Cards | 10 |

Focus | Energy, Work, & Power |

Topics | Gravitational Potential Energy, Joules, Potential Energy, Power, Work, Work-Energy Theorem |

Gravitational potential energy is energy by virtue of gravity. The higher an object is raised above a surface the greater the distance it must fall to reach that surface and the more velocity it will build as it falls. For gravitational potential energy, **PE = mgh** where m is mass (kilograms), h is height (meters), and g is acceleration due to gravity which is a constant (**9.8 m/s ^{2}**).

The Joule (J) is the standard unit of energy and has the unit \({kg \times m^2} \over s^2\).

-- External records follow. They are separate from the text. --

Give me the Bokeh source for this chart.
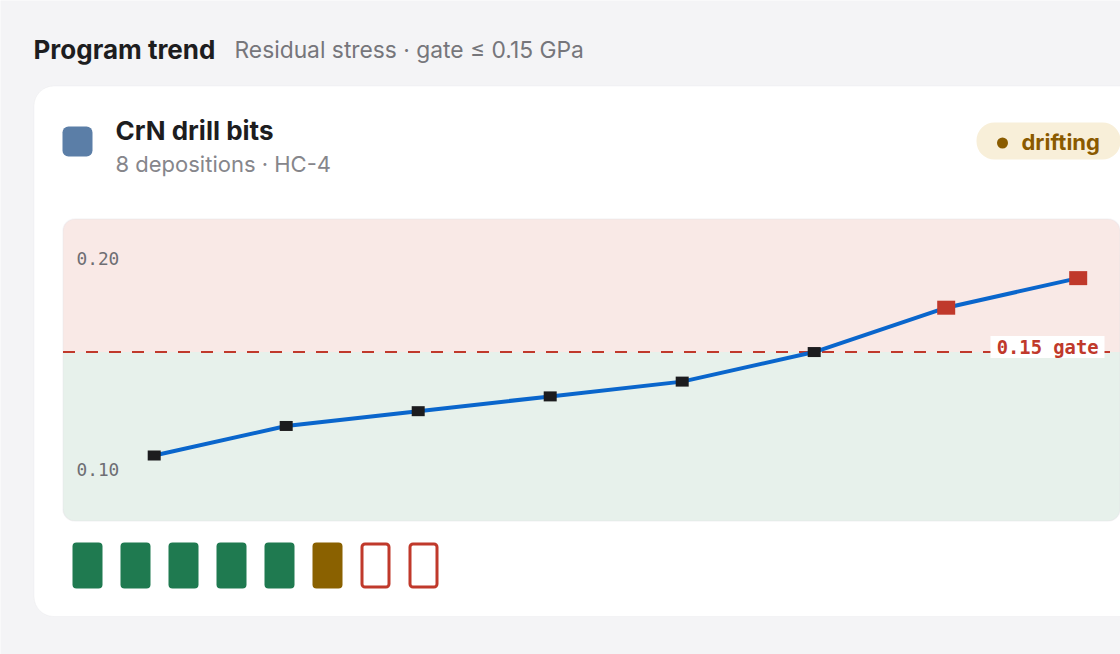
from bokeh.plotting import figure
from bokeh.models import Range1d, BoxAnnotation
from bokeh.core.properties import value
from bokeh.embed import file_html
from bokeh.resources import INLINE

# ---------------- data ----------------
deposition = [0, 1, 2, 3, 4, 5, 6, 7]
stress_gpa = [0.101, 0.115, 0.122, 0.129, 0.136, 0.150, 0.171, 0.185]
status = ["pass", "pass", "pass", "pass", "pass", "drift", "fail", "fail"]
gate = 0.15
ytick_values = [0.10, 0.20]
ytick_labels = ["0.10", "0.20"]

header_title = "Program trend"
header_sub = "Residual stress · gate ≤ 0.15 GPa"
card_title = "CrN drill bits"
card_sub = "8 depositions · HC-4"
badge_text = "drifting"
gate_text = "0.15 gate"

# ---------------- layout constants (page pixels) ----------------
W, H = 1120, 654
CHART_L, CHART_R, CHART_T, CHART_B = 62.5, 1119.5, 218.5, 520.5
Y_DOMAIN = (0.07, 0.213)
X_FIRST_PX, X_STEP_PX = 153.7, 132.0
STRIP_FIRST_PX, STRIP_STEP_PX = 87.0, 48.0

UI = value("Inter")
MONO = value("DejaVu Sans Mono")
BG = "#f4f4f6"

p = figure(width=W, height=H, x_range=Range1d(0, W), y_range=Range1d(H, 0),
           output_backend="svg", toolbar_location=None, x_axis_type=None, y_axis_type=None,
           min_border=0, background_fill_color=BG, border_fill_color=BG, outline_line_color=None)
p.grid.visible = False

# value scale for chart
k = (CHART_B - CHART_T) / (Y_DOMAIN[1] - Y_DOMAIN[0])
p.extra_y_ranges = {"val": Range1d(Y_DOMAIN[0] - (H - CHART_B) / k,
                                   Y_DOMAIN[1] + CHART_T / k)}
p.extra_x_ranges = {
    "idx": Range1d(-X_FIRST_PX / X_STEP_PX, (W - X_FIRST_PX) / X_STEP_PX),
    "strip": Range1d(-STRIP_FIRST_PX / STRIP_STEP_PX, (W - STRIP_FIRST_PX) / STRIP_STEP_PX),
}

# ---------------- card ----------------
p.add_layout(BoxAnnotation(left=33.5, right=1148, top=85.5, bottom=616, fill_color="white",
                           fill_alpha=1, line_color="#e3e3e8", line_width=1, border_radius=20,
                           level="underlay"))
# icon
p.add_layout(BoxAnnotation(left=62, right=92, top=126, bottom=156, fill_color="#5b7ea7",
                           fill_alpha=1, line_color=None, border_radius=6, level="underlay"))
# badge pill
p.add_layout(BoxAnnotation(left=976, right=1120, top=122, bottom=159, fill_color="#f8efd9",
                           fill_alpha=1, line_color=None, border_radius=18, level="underlay"))

# chart zones
p.add_layout(BoxAnnotation(left=CHART_L, right=CHART_R, top=CHART_T, bottom=CHART_B,
                           fill_color="#f9e9e6", fill_alpha=1, line_color=None,
                           border_radius=12, level="underlay"))
p.add_layout(BoxAnnotation(left=CHART_L, right=CHART_R, top=gate, bottom=Y_DOMAIN[0],
                           y_range_name="val", fill_color="#e7f1eb", fill_alpha=1, line_color=None,
                           border_radius=(0, 0, 12, 12), level="underlay"))
p.add_layout(BoxAnnotation(left=CHART_L, right=CHART_R, top=CHART_T, bottom=CHART_B,
                           fill_color=None, fill_alpha=0, line_color="#e2e2e9", line_width=1.5,
                           border_radius=12, level="underlay"))

# ---------------- texts ----------------
p.text(x=[33], y=[49], text=[header_title], text_font=UI, text_font_style="bold",
       text_font_size="26px", text_color="#1d1d1f", text_baseline="alphabetic")
p.text(x=[234], y=[49], text=[header_sub], text_font=UI, text_font_size="22.8px",
       text_color="#76767b", text_baseline="alphabetic")
p.text(x=[115], y=[129.5], text=[card_title], text_font=UI, text_font_style="bold",
       text_font_size="26px", text_color="#1d1d1f", text_baseline="alphabetic")
p.text(x=[115], y=[163.5], text=[card_sub], text_font=UI, text_font_size="22px",
       text_color="#86868b", text_baseline="alphabetic")
p.scatter(x=[1002], y=[142.5], marker="circle", size=11, fill_color="#8a5c00", line_color=None)
p.text(x=[1021], y=[141.5], text=[badge_text], text_font=UI, text_font_style="bold",
       text_font_size="22px", text_color="#8a5a00", text_baseline="alphabetic")

# y tick labels
p.text(x=[76] * len(ytick_values), y=ytick_values, y_range_name="val", text=ytick_labels,
       text_font=MONO, text_font_size="17.8px", text_color="#6e6e73", text_baseline="middle",
       y_offset=11.6)

# gate line and label
p.segment(x0=[CHART_L], x1=[CHART_R], y0=[gate], y1=[gate], y_range_name="val",
          line_color="#c0392b", line_width=2, line_dash="12 11")
p.quad(left=[990], right=[1104], top=[gate + 16 / k], bottom=[gate - 6 / k], y_range_name="val",
       fill_color="white", line_color=None)
p.text(x=[1098], y=[gate], y_range_name="val", text=[gate_text], text_font=MONO,
       text_font_style="bold", text_font_size="18.8px", text_color="#c0392b",
       text_align="right", text_baseline="middle", y_offset=-4.5)

# series line and markers
p.line(x=deposition, y=stress_gpa, x_range_name="idx", y_range_name="val",
       line_color="#0a66cc", line_width=4)
ok_x = [d for d, v in zip(deposition, stress_gpa) if v <= gate]
ok_y = [v for v in stress_gpa if v <= gate]
bad_x = [d for d, v in zip(deposition, stress_gpa) if v > gate]
bad_y = [v for v in stress_gpa if v > gate]
p.rect(x=ok_x, y=ok_y, width=13, height=10, width_units="screen", height_units="screen",
       x_range_name="idx", y_range_name="val", fill_color="#1c1c1e", line_color=None)
p.rect(x=bad_x, y=bad_y, width=18, height=14, width_units="screen", height_units="screen",
       x_range_name="idx", y_range_name="val", fill_color="#c0392b", line_color=None)

# status strip
fill_map = {"pass": "#1f7a50", "drift": "#8a6100"}
filled = [(d, fill_map[s]) for d, s in zip(deposition, status) if s in fill_map]
outlined = [d for d, s in zip(deposition, status) if s == "fail"]
p.vbar(x=[d for d, _ in filled], width=30 / STRIP_STEP_PX, top=542, bottom=588,
       x_range_name="strip", fill_color=[c for _, c in filled], line_color=None, border_radius=4)
p.vbar(x=outlined, width=27 / STRIP_STEP_PX, top=543.5, bottom=586.5, x_range_name="strip",
       fill_color="white", line_color="#c0392b", line_width=3, border_radius=3)

html = file_html(p, INLINE)
open("out.html", "w").write(html)
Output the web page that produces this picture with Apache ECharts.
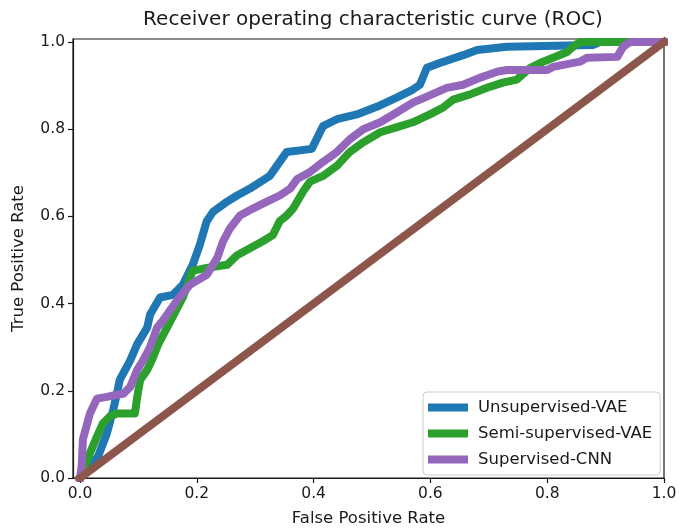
<!DOCTYPE html>
<html>
<head>
<meta charset="utf-8">
<script src="https://cdn.jsdelivr.net/npm/echarts@6/dist/echarts.min.js"></script>
<style>
  html, body { margin: 0; padding: 0; background: #fff; }
  #chart { width: 684px; height: 532px; }
</style>
</head>
<body>
<div id="chart"></div>
<script>
// ROC curves, [false positive rate, true positive rate]
const unsupervisedVAE = [
  [0, 0], [0.031, 0.05], [0.046, 0.102], [0.057, 0.157], [0.063, 0.193], [0.068, 0.225],
  [0.086, 0.27], [0.098, 0.307], [0.115, 0.345], [0.12, 0.375], [0.137, 0.414], [0.159, 0.42],
  [0.176, 0.443], [0.193, 0.489], [0.205, 0.534], [0.217, 0.589], [0.228, 0.611], [0.252, 0.634],
  [0.269, 0.648], [0.291, 0.664], [0.325, 0.693], [0.354, 0.748], [0.397, 0.755], [0.416, 0.807],
  [0.44, 0.823], [0.474, 0.834], [0.509, 0.852], [0.543, 0.873], [0.57, 0.891], [0.582, 0.902],
  [0.594, 0.941], [0.616, 0.952], [0.656, 0.97], [0.68, 0.982], [0.731, 0.989], [0.878, 0.993],
  [0.89, 1], [1, 1]
]
const semiSupervisedVAE = [
  [0, 0], [0.017, 0.057], [0.029, 0.095], [0.039, 0.125], [0.051, 0.141], [0.063, 0.148],
  [0.094, 0.148], [0.098, 0.186], [0.103, 0.225], [0.115, 0.248], [0.123, 0.27], [0.134, 0.307],
  [0.149, 0.345], [0.176, 0.414], [0.193, 0.475], [0.217, 0.482], [0.252, 0.489], [0.269, 0.511],
  [0.291, 0.527], [0.313, 0.543], [0.33, 0.557], [0.342, 0.589], [0.354, 0.602], [0.365, 0.618],
  [0.382, 0.657], [0.394, 0.68], [0.416, 0.693], [0.44, 0.716], [0.462, 0.748], [0.485, 0.77],
  [0.514, 0.793], [0.543, 0.805], [0.57, 0.816], [0.599, 0.834], [0.622, 0.85], [0.639, 0.868],
  [0.668, 0.88], [0.697, 0.895], [0.724, 0.907], [0.748, 0.914], [0.771, 0.941], [0.793, 0.955],
  [0.81, 0.964], [0.834, 0.977], [0.844, 0.989], [0.856, 1], [1, 1]
]
const supervisedCNN = [
  [0, 0], [0.003, 0.03], [0.005, 0.089], [0.017, 0.148], [0.029, 0.182], [0.046, 0.186],
  [0.063, 0.191], [0.074, 0.193], [0.086, 0.209], [0.098, 0.248], [0.108, 0.27], [0.12, 0.3],
  [0.132, 0.345], [0.142, 0.361], [0.166, 0.407], [0.188, 0.443], [0.217, 0.466], [0.235, 0.505],
  [0.245, 0.543], [0.257, 0.573], [0.274, 0.602], [0.296, 0.618], [0.32, 0.634], [0.342, 0.648],
  [0.36, 0.664], [0.372, 0.686], [0.394, 0.702], [0.416, 0.725], [0.44, 0.748], [0.462, 0.777],
  [0.485, 0.8], [0.514, 0.816], [0.543, 0.839], [0.57, 0.861], [0.594, 0.875], [0.628, 0.895],
  [0.656, 0.902], [0.685, 0.918], [0.714, 0.932], [0.731, 0.936], [0.8, 0.936], [0.81, 0.943],
  [0.856, 0.955], [0.868, 0.964], [0.92, 0.966], [0.93, 0.989], [0.942, 1], [1, 1]
]
const chanceLine = [[0, 0], [1, 1]]
const tickValues = [0, 0.2, 0.4, 0.6, 0.8, 1.0]

const FONT = 'DejaVu Sans'
const INK = '#1a1a1a'

function roc(name, data, color) {
  return {
    name, type: 'line', data, symbol: 'none', silent: true,
    lineStyle: { color, width: 8, join: 'round', cap: 'square' },
    itemStyle: { color }
  }
}

function axisCommon() {
  return {
    type: 'value',
    axisLine: { show: true, onZero: false, lineStyle: { color: INK, width: 1.2 } },
    axisTick: { show: true, length: 5, customValues: tickValues, lineStyle: { color: INK, width: 1.2 } },
    axisLabel: { customValues: tickValues, color: INK, fontFamily: FONT, fontSize: 15.5,
      formatter: v => v.toFixed(1) },
    splitLine: { show: false },
    nameTextStyle: { color: INK, fontFamily: FONT, fontSize: 16.5 }
  }
}

const chart = echarts.init(document.getElementById('chart'), null, { renderer: 'canvas' })
chart.setOption({
  animation: false,
  backgroundColor: '#fff',
  title: {
    text: 'Receiver operating characteristic curve (ROC)',
    left: 368, top: 5, textAlign: 'center',
    textStyle: { color: INK, fontFamily: FONT, fontSize: 20, fontWeight: 'normal' }
  },
  grid: { left: 73, right: 20, top: 39, bottom: 50, show: true, borderColor: INK, borderWidth: 1.2 },
  xAxis: { ...axisCommon(), min: -0.012, max: 1.0,
    name: 'False Positive Rate', nameLocation: 'middle', nameGap: 32 },
  yAxis: { ...axisCommon(), min: 0, max: 1.007,
    name: 'True Positive Rate', nameLocation: 'middle', nameGap: 46 },
  legend: {
    orient: 'vertical', left: 423, top: 392,
    padding: [7, 8, 7, 5], itemGap: 9,
    itemWidth: 40, itemHeight: 8, icon: 'rect',
    backgroundColor: 'rgba(255,255,255,0.85)', borderColor: '#cccccc', borderWidth: 1, borderRadius: 4,
    textStyle: { color: INK, fontFamily: FONT, fontSize: 16.5, padding: [0, 0, 0, 5] },
    data: ['Unsupervised-VAE', 'Semi-supervised-VAE', 'Supervised-CNN']
  },
  series: [
    roc('Unsupervised-VAE', unsupervisedVAE, '#1f77b4'),
    roc('Semi-supervised-VAE', semiSupervisedVAE, '#2ca02c'),
    roc('Supervised-CNN', supervisedCNN, '#9467bd'),
    roc('chance', chanceLine, '#8c564b')
  ]
})
</script>
</body>
</html>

Potential energy is the energy of an object by virtue of its position relative to other objects. It is energy that has the potential to be converted into kinetic energy.

Power is the rate at which work is done, **P = w/t**, or work per unit time. The **watt (W)** is the unit for power and is equal to 1 joule (or newton-meter) per second. **Horsepower (hp)** is another familiar unit of power used primarily for rating internal combustion engines. A 1 hp machine does 550 ft⋅lb of work in 1 second and 1 hp equals 746 watts.

Work is accomplished when force is applied to an object: **W = Fd** where F is force in newtons (N) and d is distance in meters (m). Thus, the more force that must be applied to move an object, the more work is done and the farther an object is moved by exerting force, the more work is done.

The work-energy theorem states that the work done by the sum of all forces acting on a particle equals the change in the kinetic energy of the particle. Simply put, work imparts kinetic energy to the matter upon which the work is being done.